REQUIRED WORK →
Set down all of the data that follows word for word, without the images.

GIVEN MATERIAL →
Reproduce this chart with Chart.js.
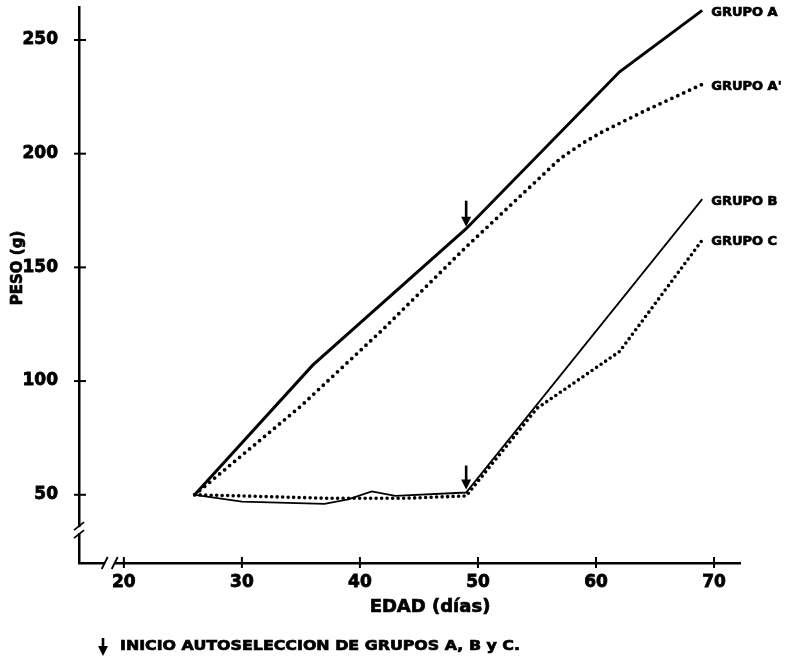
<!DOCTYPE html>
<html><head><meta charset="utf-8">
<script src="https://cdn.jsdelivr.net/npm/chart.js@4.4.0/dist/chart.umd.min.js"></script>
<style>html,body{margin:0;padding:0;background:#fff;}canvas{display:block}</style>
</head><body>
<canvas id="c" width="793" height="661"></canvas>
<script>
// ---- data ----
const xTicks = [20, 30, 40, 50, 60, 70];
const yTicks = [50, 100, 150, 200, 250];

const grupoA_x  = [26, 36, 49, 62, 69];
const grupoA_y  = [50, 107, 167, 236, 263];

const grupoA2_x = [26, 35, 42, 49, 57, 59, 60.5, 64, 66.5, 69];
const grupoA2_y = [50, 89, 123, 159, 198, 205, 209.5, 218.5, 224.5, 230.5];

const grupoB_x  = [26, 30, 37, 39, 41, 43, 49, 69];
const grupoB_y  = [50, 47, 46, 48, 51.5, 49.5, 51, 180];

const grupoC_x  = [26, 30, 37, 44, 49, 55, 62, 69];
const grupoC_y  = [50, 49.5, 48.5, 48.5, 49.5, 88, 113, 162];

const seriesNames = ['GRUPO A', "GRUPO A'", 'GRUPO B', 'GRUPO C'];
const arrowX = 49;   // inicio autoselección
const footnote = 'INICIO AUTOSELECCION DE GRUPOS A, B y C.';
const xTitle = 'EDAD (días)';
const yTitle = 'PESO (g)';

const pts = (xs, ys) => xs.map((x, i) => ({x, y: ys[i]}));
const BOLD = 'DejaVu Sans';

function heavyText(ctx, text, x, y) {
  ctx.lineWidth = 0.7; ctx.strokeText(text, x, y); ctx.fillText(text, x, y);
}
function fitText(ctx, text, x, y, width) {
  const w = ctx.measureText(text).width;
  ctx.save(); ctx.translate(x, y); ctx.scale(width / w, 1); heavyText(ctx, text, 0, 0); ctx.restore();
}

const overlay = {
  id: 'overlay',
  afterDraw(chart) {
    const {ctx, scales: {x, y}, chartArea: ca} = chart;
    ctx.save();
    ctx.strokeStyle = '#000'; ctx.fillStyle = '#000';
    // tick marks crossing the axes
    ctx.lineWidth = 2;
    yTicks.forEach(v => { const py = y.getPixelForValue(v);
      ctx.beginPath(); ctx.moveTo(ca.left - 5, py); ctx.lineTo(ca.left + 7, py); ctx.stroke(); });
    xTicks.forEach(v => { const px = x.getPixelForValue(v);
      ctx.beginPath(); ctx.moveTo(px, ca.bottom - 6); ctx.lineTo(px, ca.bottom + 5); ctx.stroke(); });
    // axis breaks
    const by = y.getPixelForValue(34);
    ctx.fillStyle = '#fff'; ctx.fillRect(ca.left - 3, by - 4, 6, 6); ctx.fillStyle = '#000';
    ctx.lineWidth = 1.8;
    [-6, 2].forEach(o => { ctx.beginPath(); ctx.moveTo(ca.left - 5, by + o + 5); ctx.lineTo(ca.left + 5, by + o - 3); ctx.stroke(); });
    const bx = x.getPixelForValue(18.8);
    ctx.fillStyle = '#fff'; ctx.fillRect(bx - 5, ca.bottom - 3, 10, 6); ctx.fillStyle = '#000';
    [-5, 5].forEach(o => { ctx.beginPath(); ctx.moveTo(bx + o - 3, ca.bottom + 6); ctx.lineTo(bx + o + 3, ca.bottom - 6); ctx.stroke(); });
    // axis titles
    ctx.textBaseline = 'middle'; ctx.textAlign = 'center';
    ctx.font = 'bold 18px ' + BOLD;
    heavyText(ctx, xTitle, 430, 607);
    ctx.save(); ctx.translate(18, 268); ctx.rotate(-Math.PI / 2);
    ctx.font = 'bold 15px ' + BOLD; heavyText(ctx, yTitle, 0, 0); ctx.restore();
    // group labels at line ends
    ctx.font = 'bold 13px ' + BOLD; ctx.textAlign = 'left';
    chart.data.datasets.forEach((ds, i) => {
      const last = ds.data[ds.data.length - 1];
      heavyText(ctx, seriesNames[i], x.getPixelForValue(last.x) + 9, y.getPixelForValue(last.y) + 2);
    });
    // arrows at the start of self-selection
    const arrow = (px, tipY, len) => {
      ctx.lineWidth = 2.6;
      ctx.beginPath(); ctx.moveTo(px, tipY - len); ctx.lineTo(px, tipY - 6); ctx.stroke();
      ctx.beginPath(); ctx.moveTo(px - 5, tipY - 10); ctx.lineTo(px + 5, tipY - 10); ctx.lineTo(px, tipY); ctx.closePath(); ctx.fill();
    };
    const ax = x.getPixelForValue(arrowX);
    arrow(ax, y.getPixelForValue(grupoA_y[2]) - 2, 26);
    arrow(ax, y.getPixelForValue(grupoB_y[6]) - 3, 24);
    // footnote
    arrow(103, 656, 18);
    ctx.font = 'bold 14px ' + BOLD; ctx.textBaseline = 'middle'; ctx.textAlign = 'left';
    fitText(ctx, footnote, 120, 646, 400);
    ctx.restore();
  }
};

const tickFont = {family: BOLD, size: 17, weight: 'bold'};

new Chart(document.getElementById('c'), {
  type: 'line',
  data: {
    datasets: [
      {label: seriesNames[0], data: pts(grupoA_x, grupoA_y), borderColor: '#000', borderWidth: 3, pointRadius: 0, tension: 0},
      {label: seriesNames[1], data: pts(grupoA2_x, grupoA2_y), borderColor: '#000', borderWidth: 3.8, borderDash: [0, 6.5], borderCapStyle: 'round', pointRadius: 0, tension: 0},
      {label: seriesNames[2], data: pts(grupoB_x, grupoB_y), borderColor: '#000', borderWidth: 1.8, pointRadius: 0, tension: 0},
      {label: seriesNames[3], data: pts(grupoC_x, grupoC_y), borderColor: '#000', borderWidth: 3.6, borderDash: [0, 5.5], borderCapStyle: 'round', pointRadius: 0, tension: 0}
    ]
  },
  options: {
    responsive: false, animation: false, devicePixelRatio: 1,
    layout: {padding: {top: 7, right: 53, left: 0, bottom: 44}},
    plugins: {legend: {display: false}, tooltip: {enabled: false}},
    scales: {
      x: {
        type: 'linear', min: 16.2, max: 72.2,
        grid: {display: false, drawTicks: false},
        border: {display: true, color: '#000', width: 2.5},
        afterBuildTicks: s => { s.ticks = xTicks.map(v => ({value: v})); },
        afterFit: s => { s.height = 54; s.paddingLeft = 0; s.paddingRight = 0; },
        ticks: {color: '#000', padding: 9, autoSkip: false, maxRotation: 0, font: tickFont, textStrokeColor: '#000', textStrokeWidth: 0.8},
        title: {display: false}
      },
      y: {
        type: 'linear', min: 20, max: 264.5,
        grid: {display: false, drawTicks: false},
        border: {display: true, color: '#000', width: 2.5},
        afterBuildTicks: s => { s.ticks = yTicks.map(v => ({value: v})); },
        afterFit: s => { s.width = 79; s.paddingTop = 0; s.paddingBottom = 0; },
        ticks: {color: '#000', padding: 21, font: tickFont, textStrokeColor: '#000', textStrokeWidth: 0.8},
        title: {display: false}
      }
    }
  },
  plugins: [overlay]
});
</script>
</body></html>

RESPONSE →
Reproduce this chart with Chart.js.
<!DOCTYPE html>
<html><head><meta charset="utf-8">
<script src="https://cdn.jsdelivr.net/npm/chart.js@4.4.0/dist/chart.umd.min.js"></script>
<style>html,body{margin:0;padding:0;background:#fff;}canvas{display:block}</style>
</head><body>
<canvas id="c" width="793" height="661"></canvas>
<script>
// ---- data ----
const xTicks = [20, 30, 40, 50, 60, 70];
const yTicks = [50, 100, 150, 200, 250];

const grupoA_x  = [26, 36, 49, 62, 69];
const grupoA_y  = [50, 107, 167, 236, 263];

const grupoA2_x = [26, 35, 42, 49, 57, 59, 60.5, 64, 66.5, 69];
const grupoA2_y = [50, 89, 123, 159, 198, 205, 209.5, 218.5, 224.5, 230.5];

const grupoB_x  = [26, 30, 37, 39, 41, 43, 49, 69];
const grupoB_y  = [50, 47, 46, 48, 51.5, 49.5, 51, 180];

const grupoC_x  = [26, 30, 37, 44, 49, 55, 62, 69];
const grupoC_y  = [50, 49.5, 48.5, 48.5, 49.5, 88, 113, 162];

const seriesNames = ['GRUPO A', "GRUPO A'", 'GRUPO B', 'GRUPO C'];
const arrowX = 49;   // inicio autoselección
const footnote = 'INICIO AUTOSELECCION DE GRUPOS A, B y C.';
const xTitle = 'EDAD (días)';
const yTitle = 'PESO (g)';

const pts = (xs, ys) => xs.map((x, i) => ({x, y: ys[i]}));
const BOLD = 'DejaVu Sans';

function heavyText(ctx, text, x, y) {
  ctx.lineWidth = 0.7; ctx.strokeText(text, x, y); ctx.fillText(text, x, y);
}
function fitText(ctx, text, x, y, width) {
  const w = ctx.measureText(text).width;
  ctx.save(); ctx.translate(x, y); ctx.scale(width / w, 1); heavyText(ctx, text, 0, 0); ctx.restore();
}

const overlay = {
  id: 'overlay',
  afterDraw(chart) {
    const {ctx, scales: {x, y}, chartArea: ca} = chart;
    ctx.save();
    ctx.strokeStyle = '#000'; ctx.fillStyle = '#000';
    // tick marks crossing the axes
    ctx.lineWidth = 2;
    yTicks.forEach(v => { const py = y.getPixelForValue(v);
      ctx.beginPath(); ctx.moveTo(ca.left - 5, py); ctx.lineTo(ca.left + 7, py); ctx.stroke(); });
    xTicks.forEach(v => { const px = x.getPixelForValue(v);
      ctx.beginPath(); ctx.moveTo(px, ca.bottom - 6); ctx.lineTo(px, ca.bottom + 5); ctx.stroke(); });
    // axis breaks
    const by = y.getPixelForValue(34);
    ctx.fillStyle = '#fff'; ctx.fillRect(ca.left - 3, by - 4, 6, 6); ctx.fillStyle = '#000';
    ctx.lineWidth = 1.8;
    [-6, 2].forEach(o => { ctx.beginPath(); ctx.moveTo(ca.left - 5, by + o + 5); ctx.lineTo(ca.left + 5, by + o - 3); ctx.stroke(); });
    const bx = x.getPixelForValue(18.8);
    ctx.fillStyle = '#fff'; ctx.fillRect(bx - 5, ca.bottom - 3, 10, 6); ctx.fillStyle = '#000';
    [-5, 5].forEach(o => { ctx.beginPath(); ctx.moveTo(bx + o - 3, ca.bottom + 6); ctx.lineTo(bx + o + 3, ca.bottom - 6); ctx.stroke(); });
    // axis titles
    ctx.textBaseline = 'middle'; ctx.textAlign = 'center';
    ctx.font = 'bold 18px ' + BOLD;
    heavyText(ctx, xTitle, 430, 607);
    ctx.save(); ctx.translate(18, 268); ctx.rotate(-Math.PI / 2);
    ctx.font = 'bold 15px ' + BOLD; heavyText(ctx, yTitle, 0, 0); ctx.restore();
    // group labels at line ends
    ctx.font = 'bold 13px ' + BOLD; ctx.textAlign = 'left';
    chart.data.datasets.forEach((ds, i) => {
      const last = ds.data[ds.data.length - 1];
      heavyText(ctx, seriesNames[i], x.getPixelForValue(last.x) + 9, y.getPixelForValue(last.y) + 2);
    });
    // arrows at the start of self-selection
    const arrow = (px, tipY, len) => {
      ctx.lineWidth = 2.6;
      ctx.beginPath(); ctx.moveTo(px, tipY - len); ctx.lineTo(px, tipY - 6); ctx.stroke();
      ctx.beginPath(); ctx.moveTo(px - 5, tipY - 10); ctx.lineTo(px + 5, tipY - 10); ctx.lineTo(px, tipY); ctx.closePath(); ctx.fill();
    };
    const ax = x.getPixelForValue(arrowX);
    arrow(ax, y.getPixelForValue(grupoA_y[2]) - 2, 26);
    arrow(ax, y.getPixelForValue(grupoB_y[6]) - 3, 24);
    // footnote
    arrow(103, 656, 18);
    ctx.font = 'bold 14px ' + BOLD; ctx.textBaseline = 'middle'; ctx.textAlign = 'left';
    fitText(ctx, footnote, 120, 646, 400);
    ctx.restore();
  }
};

const tickFont = {family: BOLD, size: 17, weight: 'bold'};

new Chart(document.getElementById('c'), {
  type: 'line',
  data: {
    datasets: [
      {label: seriesNames[0], data: pts(grupoA_x, grupoA_y), borderColor: '#000', borderWidth: 3, pointRadius: 0, tension: 0},
      {label: seriesNames[1], data: pts(grupoA2_x, grupoA2_y), borderColor: '#000', borderWidth: 3.8, borderDash: [0, 6.5], borderCapStyle: 'round', pointRadius: 0, tension: 0},
      {label: seriesNames[2], data: pts(grupoB_x, grupoB_y), borderColor: '#000', borderWidth: 1.8, pointRadius: 0, tension: 0},
      {label: seriesNames[3], data: pts(grupoC_x, grupoC_y), borderColor: '#000', borderWidth: 3.6, borderDash: [0, 5.5], borderCapStyle: 'round', pointRadius: 0, tension: 0}
    ]
  },
  options: {
    responsive: false, animation: false, devicePixelRatio: 1,
    layout: {padding: {top: 7, right: 53, left: 0, bottom: 44}},
    plugins: {legend: {display: false}, tooltip: {enabled: false}},
    scales: {
      x: {
        type: 'linear', min: 16.2, max: 72.2,
        grid: {display: false, drawTicks: false},
        border: {display: true, color: '#000', width: 2.5},
        afterBuildTicks: s => { s.ticks = xTicks.map(v => ({value: v})); },
        afterFit: s => { s.height = 54; s.paddingLeft = 0; s.paddingRight = 0; },
        ticks: {color: '#000', padding: 9, autoSkip: false, maxRotation: 0, font: tickFont, textStrokeColor: '#000', textStrokeWidth: 0.8},
        title: {display: false}
      },
      y: {
        type: 'linear', min: 20, max: 264.5,
        grid: {display: false, drawTicks: false},
        border: {display: true, color: '#000', width: 2.5},
        afterBuildTicks: s => { s.ticks = yTicks.map(v => ({value: v})); },
        afterFit: s => { s.width = 79; s.paddingTop = 0; s.paddingBottom = 0; },
        ticks: {color: '#000', padding: 21, font: tickFont, textStrokeColor: '#000', textStrokeWidth: 0.8},
        title: {display: false}
      }
    }
  },
  plugins: [overlay]
});
</script>
</body></html>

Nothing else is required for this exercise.